Dalam bulan Ramadan ini, kita bisa (semakin) menemukan platinum track tersebut. Sebagaimana tulisan-tulisan saya sebelumnya (dalam bulan Ramadan ini): Bukankah puasa Ramadan telah membentuk habits berupa karakter dan/atau ketakwaan. Ramadan telah meng-charge full kehidupan kita terutama dimensi psikis yang seringkali sebelas bulan di luar Ramadan berada dalam keadaan kritis.
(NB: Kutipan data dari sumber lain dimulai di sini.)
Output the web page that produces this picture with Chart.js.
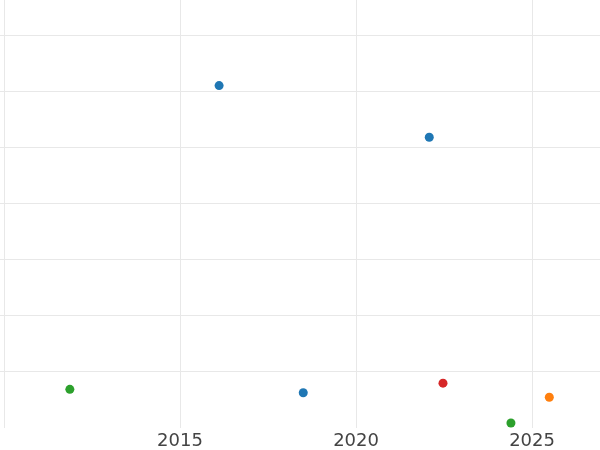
<!DOCTYPE html>
<html>
<head>
<meta charset="utf-8">
<script src="https://cdn.jsdelivr.net/npm/chart.js@4"></script>
<style>
  html, body { margin: 0; padding: 0; background: #fff; }
  #wrap { width: 600px; height: 450px; }
</style>
</head>
<body>
<div id="wrap"><canvas id="chart"></canvas></div>
<script>
// points, grouped by colour
var blueX = [2016.11, 2022.08, 2018.50];
var blueY = [6.10, 5.18, 0.63];
var greenX = [2011.87, 2024.40];
var greenY = [0.69, 0.09];
var redX = [2022.47];
var redY = [0.80];
var orangeX = [2025.49];
var orangeY = [0.55];

var xTicks = [2010, 2015, 2020, 2025];
var xLabels = ["", "2015", "2020", "2025"];

function pts(xs, ys) {
    return xs.map(function(x, i) { return { x: x, y: ys[i] }; });
}

function dataset(xs, ys, color) {
    return {
        data: pts(xs, ys),
        backgroundColor: color,
        borderWidth: 0,
        pointRadius: 4.5,
        pointHoverRadius: 4.5
    };
}

new Chart(document.getElementById("chart"), {
    type: 'scatter',
    data: {
        datasets: [
            dataset(blueX, blueY, "#1f77b4"),
            dataset(greenX, greenY, "#2ca02c"),
            dataset(redX, redY, "#d62728"),
            dataset(orangeX, orangeY, "#ff7f0e")
        ]
    },
    options: {
        responsive: true,
        maintainAspectRatio: false,
        animation: false,
        layout: { padding: { left: 0, right: 0, top: 0, bottom: -5 }, autoPadding: false },
        plugins: {
            legend: { display: false },
            tooltip: { enabled: false }
        },
        scales: {
            x: {
                type: 'linear',
                min: 2009.886,
                max: 2026.93,
                border: { display: false },
                grid: { color: '#e8e8e8', drawTicks: false },
                afterBuildTicks: function(scale) {
                    scale.ticks = xTicks.map(function(v) { return { value: v }; });
                },
                ticks: {
                    padding: 4,
                    color: '#444',
                    font: { family: 'DejaVu Sans', size: 18, lineHeight: 1.05 },
                    callback: function(v) {
                        var i = xTicks.indexOf(v);
                        return i >= 0 ? xLabels[i] : '';
                    }
                }
            },
            y: {
                min: 0,
                max: 7.625,
                border: { display: false },
                grid: { color: '#e8e8e8', drawTicks: false },
                afterBuildTicks: function(scale) {
                    scale.ticks = scale.ticks.filter(function(t) {
                        return Number.isInteger(t.value) && t.value > 0;
                    });
                },
                ticks: { display: false, stepSize: 1 }
            }
        }
    }
});
</script>
</body>
</html>
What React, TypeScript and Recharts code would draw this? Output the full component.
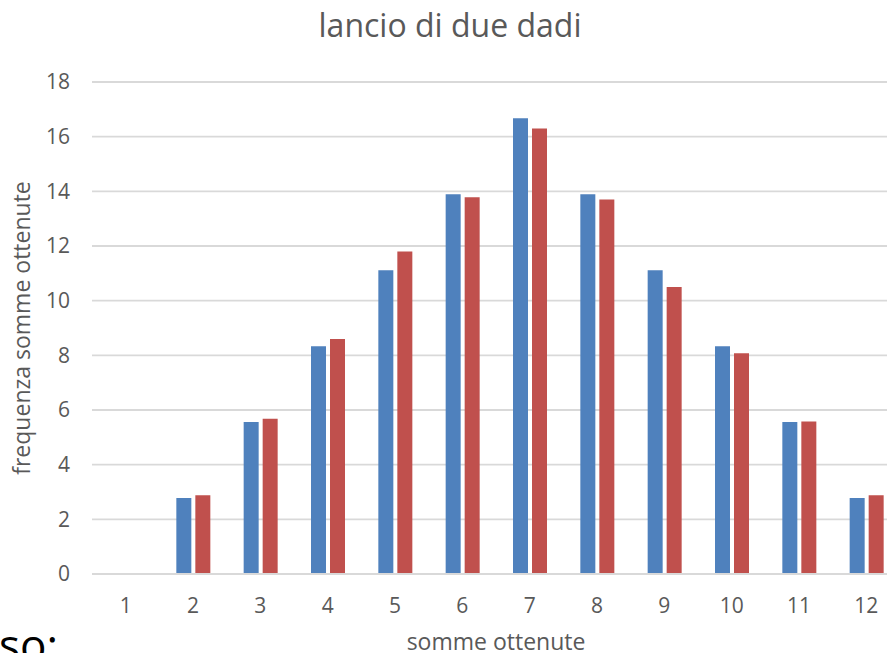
import { BarChart, Bar, XAxis, YAxis, CartesianGrid, Label } from 'recharts';

// somme ottenute lanciando due dadi
const somme = ['1', '2', '3', '4', '5', '6', '7', '8', '9', '10', '11', '12'];
const teorica = [0, 2.78, 5.56, 8.33, 11.11, 13.89, 16.67, 13.89, 11.11, 8.33, 5.56, 2.78];
const sperimentale = [0, 2.88, 5.68, 8.6, 11.8, 13.78, 16.3, 13.7, 10.5, 8.08, 5.58, 2.88];
const yTicks = [0, 2, 4, 6, 8, 10, 12, 14, 16, 18];

const data = somme.map((s, i) => ({ somma: s, teorica: teorica[i], sperimentale: sperimentale[i] }));

const font = '"Open Sans", sans-serif';
const grey = '#595959';

export default function App() {
    return (
        <div style={{ position: 'fixed', left: 0, top: 0, width: 887, height: 653, overflow: 'hidden', background: '#fff' }}>
            <div style={{ position: 'absolute', left: 0, top: 9, width: 900, textAlign: 'center', fontFamily: font, fontSize: 32, lineHeight: 1, color: grey }}>
                lancio di due dadi
            </div>
            <BarChart
                width={960}
                height={653}
                data={data}
                margin={{ top: 82, right: 60, left: 0, bottom: 0 }}
                barSize={15}
                barGap={4}
                style={{ fontFamily: font }}
            >
                <CartesianGrid vertical={false} stroke="#d9d9d9" strokeWidth={1.8} />
                <XAxis
                    dataKey="somma"
                    height={79}
                    tickLine={false}
                    axisLine={{ stroke: '#d9d9d9', strokeWidth: 1.8 }}
                    tick={{ fill: grey, fontSize: 21 }}
                    tickMargin={18}
                >
                    <Label value="somme ottenute" position="insideBottom" offset={3} fill={grey} fontSize={23} />
                </XAxis>
                <YAxis
                    width={92}
                    domain={[0, 18]}
                    ticks={yTicks}
                    tickLine={false}
                    axisLine={false}
                    tick={{ fill: grey, fontSize: 21 }}
                    tickMargin={16}
                >
                    <Label
                        value="frequenza somme ottenute"
                        angle={-90}
                        position="insideLeft"
                        offset={22}
                        fill={grey}
                        fontSize={23}
                        style={{ textAnchor: 'middle' }}
                    />
                </YAxis>
                <Bar dataKey="teorica" name="frequenza teorica" fill="#4f81bd" isAnimationActive={false} />
                <Bar dataKey="sperimentale" name="frequenza sperimentale" fill="#c0504d" isAnimationActive={false} />
            </BarChart>
            <div style={{ position: 'absolute', left: -1, top: 622, fontFamily: font, fontSize: 44, lineHeight: 1, color: '#000' }}>
                so:
            </div>
        </div>
    );
}
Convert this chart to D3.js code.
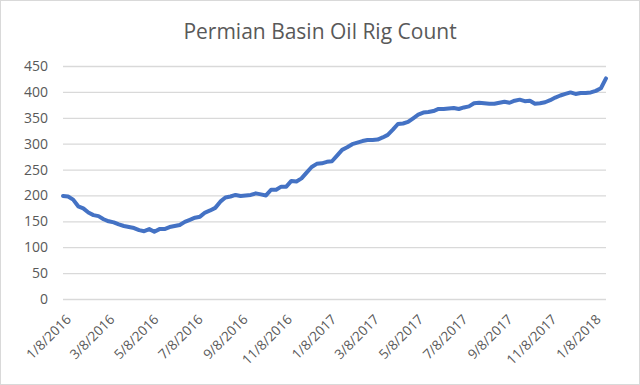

Ramadan telah mematangkan pemahaman dan keyakian bahwa sesungguhnya berpuasa memberikan banyak manfaat dan menunjukkan kebenaran ayat-ayat Allah. Puasa telah menciptakan habits yang melampaui konsepsi habits Stephen R. Covey. Puasa menjadi pemantik dahsyat atau mengaktivasi laws of happiness dalam diri dan jika dihubungkan kembali tulisan terbaru saya kemarin (10 Ramadan) ini akan mampu mengaktivasi gelombang otak (alfa dan theta).

Jika gelombang ini teraktivasi, maka perjalanan di atas platinum track adalah perjalanan yang semakin indah, membahagiakan, menyejukkan sehingga kita akan senantiasa merasa damai, tenteram dan mampu merasakan kehadiran Allah. Rindu kepada Allah semakin terasa. Selanjutnya ini akan menimbulkan efek bola salju yang bermuara pada komitmen dan monoloyalitas kepada Allah yang kita ikrarkan di alam arwah. Dari Allah untuk kembali kepada Allah.

Puasa dan/atau bulan Ramadan, bukan hanya Allah sedang mengingatkan atau pun mengajak agar kita kembali ke atas platinum track. Namun puasa sesungguhnya untuk memperkokoh perisai “pengendalian diri” agar tidak tergoda dan tergelincir ke luar sehingga tetap di atas plantium track tersebut.

*Mantan Ketua PD. Pemuda Muhammadiyah Bantaeng. Komisioner KPU Kabupaten Bantaeng Periode 2018-2023.